If you have a strategic position like Turkey, or oil like Saudi Arabia, then you get lots of financial help, and it doesn’t matter if you rape and pillage, commit genocide, throw homosexuals out of helicopters, or sell
Christians as slaves. You have something we need and so we turn a blind eye. The rest of the world may know, see, hear, and vocally express its ire, but the good old US of A neither sees, nor hears nor cares about the screams of the tortured. Its ok if you let our military live on your soil, or you give us your natural resources.

One the strategic positioning of your country is gone, and the resources have dried up, your government become "oppressive" and it is necessary to "topple your government", "free" your people", and bring the "light of democracy" to your mud huts, and your illiterate peasants.

This system gets us what we need. Maybe that’s all that counts…gee, I hope not.


Date: 2003-03-25 07:59 am (UTC)

Re: pitiful

From: [identity profile] muckefuck.livejournal.com
I think you may have touched on one of the fundamental contraversies in political science: Engagement or isolation? When there's a regime doing thing you don't like, do you oppose and undermine it; contain and isolate it; or engage it and hope to exert a beneficial influence? If the USA were truly totally opportunistic, I don't think it would pressure Turkey, China, and Egypt, to pick some egregious offenders, on human rights as they do. (The case of Turkey is an especially striking argument for engagement: When the EU holds out hope of membership, it moves to clean up its act; when it doesn't, Turkey backslides.)

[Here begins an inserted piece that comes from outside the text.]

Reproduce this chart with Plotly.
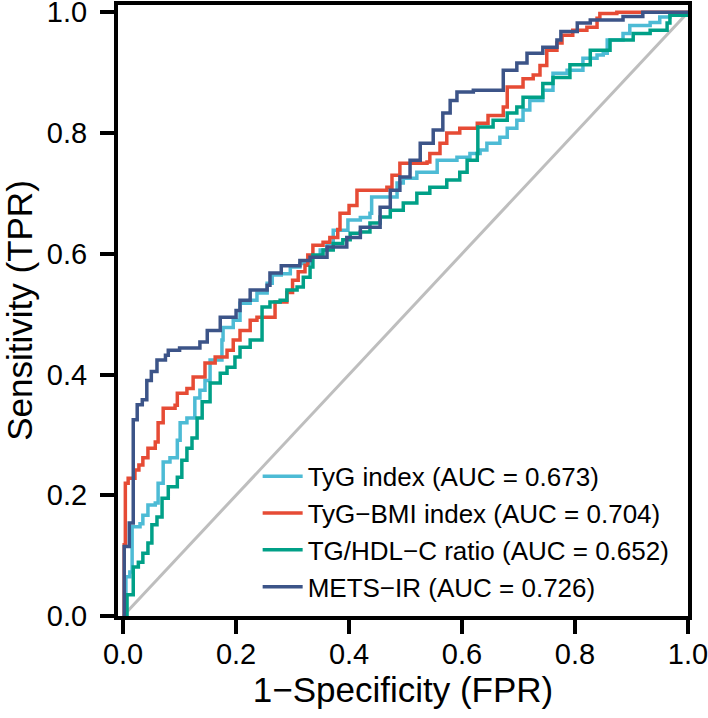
import plotly.graph_objects as go

# ---- data ----
series_names = [
    "TyG index (AUC = 0.673)",
    "TyG\u2212BMI index (AUC = 0.704)",
    "TG/HDL\u2212C ratio (AUC = 0.652)",
    "METS\u2212IR (AUC = 0.726)",
]
series_colors = ["#4DBBD5", "#E64B35", "#00A087", "#3C5488"]

tyg_fpr = [0, 0.005, 0.012, 0.016, 0.03, 0.035, 0.044, 0.057, 0.062, 0.071, 0.083, 0.096, 0.101, 0.113,
           0.127, 0.136, 0.145, 0.154, 0.175, 0.177, 0.195, 0.207, 0.225, 0.237, 0.255, 0.264, 0.28, 0.296,
           0.313, 0.331, 0.349, 0.361, 0.372, 0.398, 0.42, 0.437, 0.44, 0.481, 0.485, 0.496, 0.52, 0.556,
           0.591, 0.614, 0.632, 0.644, 0.667, 0.68, 0.697, 0.708, 0.72, 0.743, 0.761, 0.786, 0.814, 0.839,
           0.85, 0.857, 0.885, 0.897, 0.933, 0.95, 0.968, 1.0]
tyg_tpr = [0, 0.065, 0.073, 0.148, 0.153, 0.167, 0.184, 0.187, 0.22, 0.255, 0.262, 0.291, 0.32, 0.328,
           0.361, 0.374, 0.39, 0.424, 0.457, 0.478, 0.49, 0.518, 0.523, 0.535, 0.551, 0.565, 0.567, 0.578,
           0.584, 0.594, 0.606, 0.617, 0.639, 0.656, 0.66, 0.667, 0.694, 0.694, 0.717, 0.725, 0.735, 0.755,
           0.76, 0.766, 0.772, 0.783, 0.793, 0.808, 0.821, 0.838, 0.854, 0.871, 0.899, 0.904, 0.924, 0.929,
           0.932, 0.954, 0.965, 0.978, 0.983, 0.992, 0.998, 1.0]

bmi_fpr = [0, 0.002, 0.004, 0.009, 0.021, 0.028, 0.035, 0.044, 0.057, 0.062, 0.071, 0.092, 0.096, 0.113,
           0.124, 0.145, 0.163, 0.184, 0.195, 0.207, 0.225, 0.237, 0.265, 0.269, 0.29, 0.30, 0.31, 0.322,
           0.327, 0.336, 0.354, 0.366, 0.38, 0.384, 0.40, 0.414, 0.467, 0.476, 0.49, 0.538, 0.543, 0.561,
           0.573, 0.596, 0.627, 0.646, 0.673, 0.68, 0.708, 0.726, 0.738, 0.75, 0.768, 0.777, 0.796, 0.821,
           0.839, 0.844, 0.874, 1.0]
bmi_tpr = [0, 0.118, 0.22, 0.228, 0.242, 0.25, 0.262, 0.278, 0.288, 0.32, 0.344, 0.349, 0.369, 0.377,
           0.396, 0.419, 0.429, 0.44, 0.457, 0.473, 0.49, 0.495, 0.495, 0.52, 0.536, 0.556, 0.57, 0.581,
           0.598, 0.614, 0.619, 0.627, 0.64, 0.667, 0.68, 0.705, 0.71, 0.73, 0.75, 0.752, 0.766, 0.783,
           0.8, 0.808, 0.816, 0.829, 0.843, 0.876, 0.89, 0.896, 0.912, 0.937, 0.949, 0.962, 0.97, 0.975,
           0.99, 0.998, 1.0, 1.0]

tg_fpr = [0, 0.007, 0.018, 0.027, 0.035, 0.044, 0.051, 0.06, 0.069, 0.08, 0.096, 0.104, 0.113, 0.122,
          0.131, 0.14, 0.154, 0.172, 0.184, 0.198, 0.207, 0.225, 0.242, 0.246, 0.26, 0.278, 0.29, 0.308,
          0.319, 0.331, 0.336, 0.354, 0.372, 0.389, 0.402, 0.42, 0.437, 0.455, 0.473, 0.496, 0.52, 0.543,
          0.573, 0.596, 0.609, 0.627, 0.628, 0.655, 0.68, 0.697, 0.708, 0.743, 0.761, 0.791, 0.827, 0.862,
          0.903, 0.933, 0.963, 0.968, 1.0]
tg_tpr = [0, 0.035, 0.081, 0.089, 0.104, 0.121, 0.151, 0.164, 0.195, 0.214, 0.23, 0.258, 0.278, 0.295,
          0.328, 0.355, 0.386, 0.402, 0.412, 0.429, 0.445, 0.457, 0.457, 0.512, 0.52, 0.523, 0.54, 0.545,
          0.561, 0.578, 0.598, 0.606, 0.617, 0.623, 0.634, 0.636, 0.651, 0.661, 0.672, 0.684, 0.7, 0.71,
          0.722, 0.735, 0.755, 0.766, 0.81, 0.821, 0.833, 0.843, 0.859, 0.882, 0.892, 0.913, 0.937, 0.954,
          0.965, 0.97, 0.982, 0.995, 1.0]

mets_fpr = [0, 0.002, 0.011, 0.018, 0.025, 0.034, 0.042, 0.05, 0.06, 0.075, 0.08, 0.1, 0.136, 0.149,
            0.172, 0.2, 0.207, 0.225, 0.255, 0.26, 0.28, 0.313, 0.331, 0.361, 0.396, 0.42, 0.455, 0.473,
            0.49, 0.508, 0.526, 0.549, 0.566, 0.579, 0.591, 0.62, 0.673, 0.673, 0.697, 0.715, 0.743, 0.768,
            0.775, 0.804, 0.827, 0.874, 0.885, 0.92, 1.0]
mets_tpr = [0, 0.115, 0.154, 0.325, 0.35, 0.358, 0.39, 0.405, 0.424, 0.432, 0.44, 0.444, 0.454, 0.473,
            0.495, 0.506, 0.523, 0.54, 0.548, 0.568, 0.58, 0.589, 0.594, 0.611, 0.627, 0.644, 0.677, 0.705,
            0.727, 0.755, 0.783, 0.805, 0.833, 0.854, 0.868, 0.871, 0.879, 0.904, 0.916, 0.932, 0.942, 0.954,
            0.968, 0.982, 0.987, 0.987, 0.993, 1.0, 1.0]

ref_line = [0, 1]
x_ticks = [0.0, 0.2, 0.4, 0.6, 0.8, 1.0]
y_ticks = [0.0, 0.2, 0.4, 0.6, 0.8, 1.0]
x_title = "1\u2212Specificity (FPR)"
y_title = "Sensitivity (TPR)"

FONT = "Liberation Sans, Arial, Helvetica, sans-serif"

fig = go.Figure()
fig.add_trace(go.Scatter(x=ref_line, y=ref_line, mode="lines",
                         line=dict(color="#BEBEBE", width=3), showlegend=False, hoverinfo="skip"))

all_x = [tyg_fpr, bmi_fpr, tg_fpr, mets_fpr]
all_y = [tyg_tpr, bmi_tpr, tg_tpr, mets_tpr]
for name, col, xs, ys in zip(series_names, series_colors, all_x, all_y):
    fig.add_trace(go.Scatter(x=xs, y=ys, mode="lines", name=name,
                             line=dict(color=col, width=3.5, shape="hv")))

axis_common = dict(
    showgrid=False, zeroline=False, showline=True, linecolor="black", linewidth=4, mirror=True,
    ticks="outside", ticklen=14, tickwidth=4, tickcolor="black", automargin=False,
    ticklabeloverflow="allow",
    tickfont=dict(family=FONT, size=29, color="black"),
    title_font=dict(family=FONT, size=35, color="black"),
)
fig.update_xaxes(range=[-0.009, 1.0], tickvals=x_ticks, ticktext=[f"{v:.1f}" for v in x_ticks],
                 title_text=x_title, title_standoff=6, ticklabelstandoff=-5, **axis_common)
fig.update_yaxes(range=[0, 1.012], tickvals=y_ticks, ticktext=[f"{v:.1f}" for v in y_ticks],
                 title_text=y_title, title_standoff=15, ticklabelstandoff=7, **axis_common)

fig.update_layout(
    width=708, height=718,
    margin=dict(l=118, r=20, t=5, b=102),
    paper_bgcolor="white", plot_bgcolor="white",
    font=dict(family=FONT, color="black"),
    legend=dict(x=0.245, y=0.267, xanchor="left", yanchor="top", bgcolor="rgba(0,0,0,0)",
                font=dict(family=FONT, size=26, color="black"), itemwidth=40, tracegroupgap=0),
)

fig.write_html("out.html", config={"displayModeBar": False},
               post_script="document.body.style.margin='0';document.body.style.overflow='hidden';")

Another problem is that a lot of our foreign policy is hostage to special interest groups. The Anti-Castro Cubans are one of the most powerful examples of this, but hardly the only one; a strong Armenian lobby in the USA has hampered aid and involvement in Azerbaijan--with its tremendous underexploited reserves of oil--for instance. Domestic political considerations like these also help prevent foreign policy from being as consistent or as rights-based as we'd like it to be.